Kampanye Pilkada Serentak 2020 Harus Dapat Rekom Gugus Tugas
JAKARTA – Kampanye umum atau pertemuan tatap muka selama Pilkada Serentak 2020, tidak dilarang KPU. Namun, pelaksanaannya harus mendapat rekomendasi dari Gugus Tugas Penanganan COVID-19. Aturan itu diberlakukan karena setiap daerah status pandemi COVID-19 berbeda-beda. Ada zona merah, kuning maupun hijau.
“Dalam peraturan nanti diatur. Peserta boleh berkampanye dalam bentuk rapat umum apabila sudah mendapat rekomendasi dari gugus tugas,” tegas Ketua KPU RI Arief Budiman di Jakarta, Jumat (3/7).
Tetapi untuk kampanye daring (dalam jaringan), melalui media massa, baik cetak maupun elektronik tidak perlu rekomendasi. Untuk memberikan ruang kepada calon kepala daerah berkampanye dan sosialisasi, KPU akan memberi ruang yang lebih besar untuk kampanye melalui daring.
“Kalau sebelumnya boleh 10 akun daring, mungkin nanti akan dibolehkan lebih banyak. Karena pertemuan fisik akan dikurangi, maka pertemuan nonfisik dibuka lebih lebar ruangnya,” imbuh Arief.
KPU, lanjutnya, mendorong calon kepala daerah berkampanye memanfaatkan model virtual. Tidak lagi pertemuan fisik. Sebab, selain mencegah klaster baru COVID-19, kampanye virtual dinilai bisa menjangkau pemilih lebih banyak dibanding tatap muka.
“Karena kampanye daring ini bisa dilakukan di banyak tempat.
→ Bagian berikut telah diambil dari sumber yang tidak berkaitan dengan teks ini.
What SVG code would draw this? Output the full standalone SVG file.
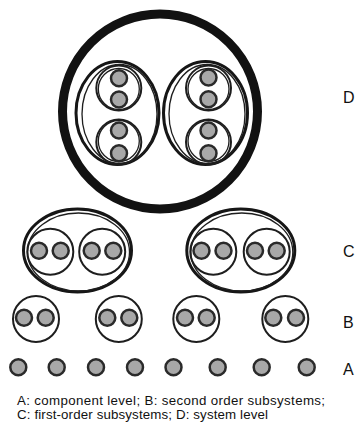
<svg xmlns="http://www.w3.org/2000/svg" width="356" height="424" viewBox="0 0 356 424">
<style>
.dot{fill:#a8a8a8;stroke:#2a2a2a;stroke-width:2.5}
.ring{fill:none;stroke:#1e1e1e;stroke-width:2}
.ring2{fill:none;stroke:#1e1e1e;stroke-width:1.3}
.ell{fill:none;stroke:#161616;stroke-width:3}
.big{fill:none;stroke:#121212;stroke-width:9}
.lbl{font-family:"Liberation Sans",Arial,sans-serif;font-size:16px;fill:#111}
.cap{font-family:"Liberation Sans",Arial,sans-serif;font-size:13.3px;fill:#111}
</style>
<rect width="356" height="424" fill="#fff"/>
<g id="D">
  <circle class="big" cx="160" cy="111.5" r="97.5"/>
  <g id="D-left">
    <ellipse class="ell" cx="117.5" cy="113" rx="41.5" ry="51.5"/>
    <ellipse class="ring2" cx="119.5" cy="114" rx="37.5" ry="49.5"/>
    <circle class="ring" cx="118.8" cy="88" r="22.5"/>
    <circle class="ring2" cx="118.8" cy="89" r="20.5"/>
    <circle class="dot" cx="119" cy="78.3" r="8"/>
    <circle class="dot" cx="119" cy="99.5" r="8"/>
    <circle class="ring" cx="118.8" cy="142" r="22.5"/>
    <circle class="ring2" cx="118.8" cy="141" r="20.5"/>
    <circle class="dot" cx="119" cy="130.5" r="8"/>
    <circle class="dot" cx="119" cy="153.3" r="8"/>
  </g>
  <g id="D-right">
    <ellipse class="ell" cx="205.5" cy="113" rx="42" ry="51.5"/>
    <ellipse class="ring2" cx="207" cy="114" rx="38" ry="49.5"/>
    <circle class="ring" cx="208.5" cy="88" r="22.5"/>
    <circle class="ring2" cx="208.5" cy="89" r="20.5"/>
    <circle class="dot" cx="208.5" cy="77.5" r="8"/>
    <circle class="dot" cx="208.5" cy="99.3" r="8"/>
    <circle class="ring" cx="208.5" cy="142" r="22.5"/>
    <circle class="ring2" cx="208.5" cy="141" r="20.5"/>
    <circle class="dot" cx="208.5" cy="130.5" r="8"/>
    <circle class="dot" cx="208.5" cy="153.3" r="8"/>
  </g>
</g>
<g id="C1">
  <ellipse class="ell" cx="77.5" cy="250.5" rx="54" ry="41.5"/>
  <ellipse class="ring2" cx="78.5" cy="252" rx="51" ry="39"/>
  <circle class="ring" cx="50.3" cy="251.7" r="23"/>
  <circle class="dot" cx="39" cy="250.7" r="8"/>
  <circle class="dot" cx="60.7" cy="250.7" r="8"/>
  <circle class="ring" cx="102.2" cy="251.7" r="23"/>
  <circle class="dot" cx="91.7" cy="250.7" r="8"/>
  <circle class="dot" cx="113.3" cy="250.7" r="8"/>
</g>
<g id="C2">
  <ellipse class="ell" cx="240.8" cy="250.5" rx="54" ry="41.5"/>
  <ellipse class="ring2" cx="241.8" cy="252" rx="51" ry="39"/>
  <circle class="ring" cx="213.3" cy="251.7" r="23"/>
  <circle class="dot" cx="201.5" cy="250.7" r="8"/>
  <circle class="dot" cx="223.5" cy="250.7" r="8"/>
  <circle class="ring" cx="266.7" cy="251.7" r="23"/>
  <circle class="dot" cx="255" cy="250.7" r="8"/>
  <circle class="dot" cx="276.7" cy="250.7" r="8"/>
</g>
<g id="B1">
  <circle class="ring" cx="36" cy="319" r="23"/>
  <circle class="dot" cx="24" cy="317.7" r="8"/>
  <circle class="dot" cx="45.7" cy="317.7" r="8"/>
</g>
<g id="B2">
  <circle class="ring" cx="118.8" cy="319" r="23"/>
  <circle class="dot" cx="107.3" cy="317.7" r="8"/>
  <circle class="dot" cx="129.3" cy="317.7" r="8"/>
</g>
<g id="B3">
  <circle class="ring" cx="196.3" cy="319" r="23"/>
  <circle class="dot" cx="185" cy="317.7" r="8"/>
  <circle class="dot" cx="206.7" cy="317.7" r="8"/>
</g>
<g id="B4">
  <circle class="ring" cx="285.3" cy="319" r="23"/>
  <circle class="dot" cx="273.3" cy="317.7" r="8"/>
  <circle class="dot" cx="296" cy="317.7" r="8"/>
</g>
<g id="A">
  <circle class="dot" cx="18.3" cy="367.3" r="8"/>
  <circle class="dot" cx="56.7" cy="367.3" r="8"/>
  <circle class="dot" cx="96" cy="367.3" r="8"/>
  <circle class="dot" cx="135" cy="367.3" r="8"/>
  <circle class="dot" cx="173.5" cy="367.3" r="8"/>
  <circle class="dot" cx="217.7" cy="367.3" r="8"/>
  <circle class="dot" cx="261.7" cy="367.3" r="8"/>
  <circle class="dot" cx="306.7" cy="367.3" r="8"/>
</g>
<g id="labels">
  <text class="lbl" x="343" y="103">D</text>
  <text class="lbl" x="343" y="257">C</text>
  <text class="lbl" x="343" y="328">B</text>
  <text class="lbl" x="343" y="375">A</text>
  <text class="cap" x="17" y="405" textLength="308" lengthAdjust="spacing">A: component level; B: second order subsystems;</text>
  <text class="cap" x="17" y="419" textLength="251" lengthAdjust="spacing">C: first-order subsystems; D: system level</text>
</g>
<g id="connectors"/>
</svg>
Bahkan bisa menjangkau seluruh wilayah. Dalam wakti sehari bisa dilakukan berkali-kali. Ruang daring ini menjadi pembelajaran dan kultur baru,” tukasnya.
Terkait anggaran, Arief menyebut dana hibah daerah sesuai naskah perjanjian hibah daerah (NPHD) dan dana tambahan Pilkada sudah terdistribusi ke penyelenggara di tingkat daerah.
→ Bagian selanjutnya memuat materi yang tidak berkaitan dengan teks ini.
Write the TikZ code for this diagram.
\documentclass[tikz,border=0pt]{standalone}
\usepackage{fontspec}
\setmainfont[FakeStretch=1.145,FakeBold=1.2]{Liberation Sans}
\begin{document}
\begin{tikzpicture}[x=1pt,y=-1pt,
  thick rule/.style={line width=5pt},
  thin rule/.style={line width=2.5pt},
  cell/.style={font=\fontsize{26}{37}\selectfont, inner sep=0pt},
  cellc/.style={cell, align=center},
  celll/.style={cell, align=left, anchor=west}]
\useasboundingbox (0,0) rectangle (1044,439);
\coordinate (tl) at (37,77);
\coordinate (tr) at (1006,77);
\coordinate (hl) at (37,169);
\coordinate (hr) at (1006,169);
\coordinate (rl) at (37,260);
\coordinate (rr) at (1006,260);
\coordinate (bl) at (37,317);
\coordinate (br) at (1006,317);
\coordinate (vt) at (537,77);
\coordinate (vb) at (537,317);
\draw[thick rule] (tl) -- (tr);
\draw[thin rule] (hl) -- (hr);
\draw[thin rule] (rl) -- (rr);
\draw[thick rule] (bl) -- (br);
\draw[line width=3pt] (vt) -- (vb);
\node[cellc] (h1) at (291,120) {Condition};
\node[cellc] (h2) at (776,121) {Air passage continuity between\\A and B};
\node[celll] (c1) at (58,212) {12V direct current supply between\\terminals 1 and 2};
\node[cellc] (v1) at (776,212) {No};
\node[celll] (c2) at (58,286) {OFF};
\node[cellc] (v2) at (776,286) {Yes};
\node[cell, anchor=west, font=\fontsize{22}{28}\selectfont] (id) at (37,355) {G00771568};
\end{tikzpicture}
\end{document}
“Yang sudah terdistribusi adalah anggaran yang ditandatangani KPU provinsi, kabupaten, kota dengan pemerintah daerah setempat. Hal ini dituangkan dalam NPHD dan anggaran tambahan tahap pertama,” paparnya.
Seperti diketahui, KPU RI mengusulkan anggaran tambahan sebesar Rp4,7 triliun. Alasannya, pilkada digelar dalam kondisi pendemi COVID-19. Anggaran dicairkan melalui tiga tahap. Pada tahap pertama diusulkan Rp1.02 triliun dan disetujui Rp941 miliar.
Meski dana sudah terdistribusi, kata Arief, pencairan tersebut sesungguhnya, terlambat. Karena tahapan sudah dilanjutkan kembali sementara anggaran belum cair. “Menurut KPU sangat terlambat. Memang agak merisaukan. Saya khawatir juga. Teman-teman sudah harus memulai tahapan, tapi anggaran belum cair,” terangnya.
Keterlambatan pendistribusian anggaran pilkada, jelas akan berdampak terhadap pemenuhan kebutuhan alat pelindung diri (APD) penyelenggara. Terutama penyelenggara tingkat ad hoc. “Tapi alhamdulillah anggaran tambahan tahap pertama sudah cair,” ucap Arief.
Saat ini, KPU di daerah sedang dalam tahapan verifikasi faktual bakal calon perorangan. Kemudian, pada 15 Juli 2020 ada tahapan pencocokan data pemilih. “Dua tahapan tersebut mengharuskan penyelenggara berinteraksi tatap muka dengan masyarakat,” urainya. Dengan terdistribusinya NPHD dan anggaran tambahan pilkada, KPU bisa menyelenggarakan tahapan sesuai dengan protokol kesehatan COVID-19.
Sementara itu, Menteri Dalam Negeri (Mendagri) Tito Karnavian menyatakan sukses tidaknya pelaksanaan pilkada tergantung dengan anggaran. Baik melalui APBD maupun APBN.
“Anggaran adalah napasnya pilkada. Tanpa anggaran, pilkada tidak akan berjalan dengan baik sebagaimana yang diharapkan bersama,” ujar Tito, Jumat (3/7).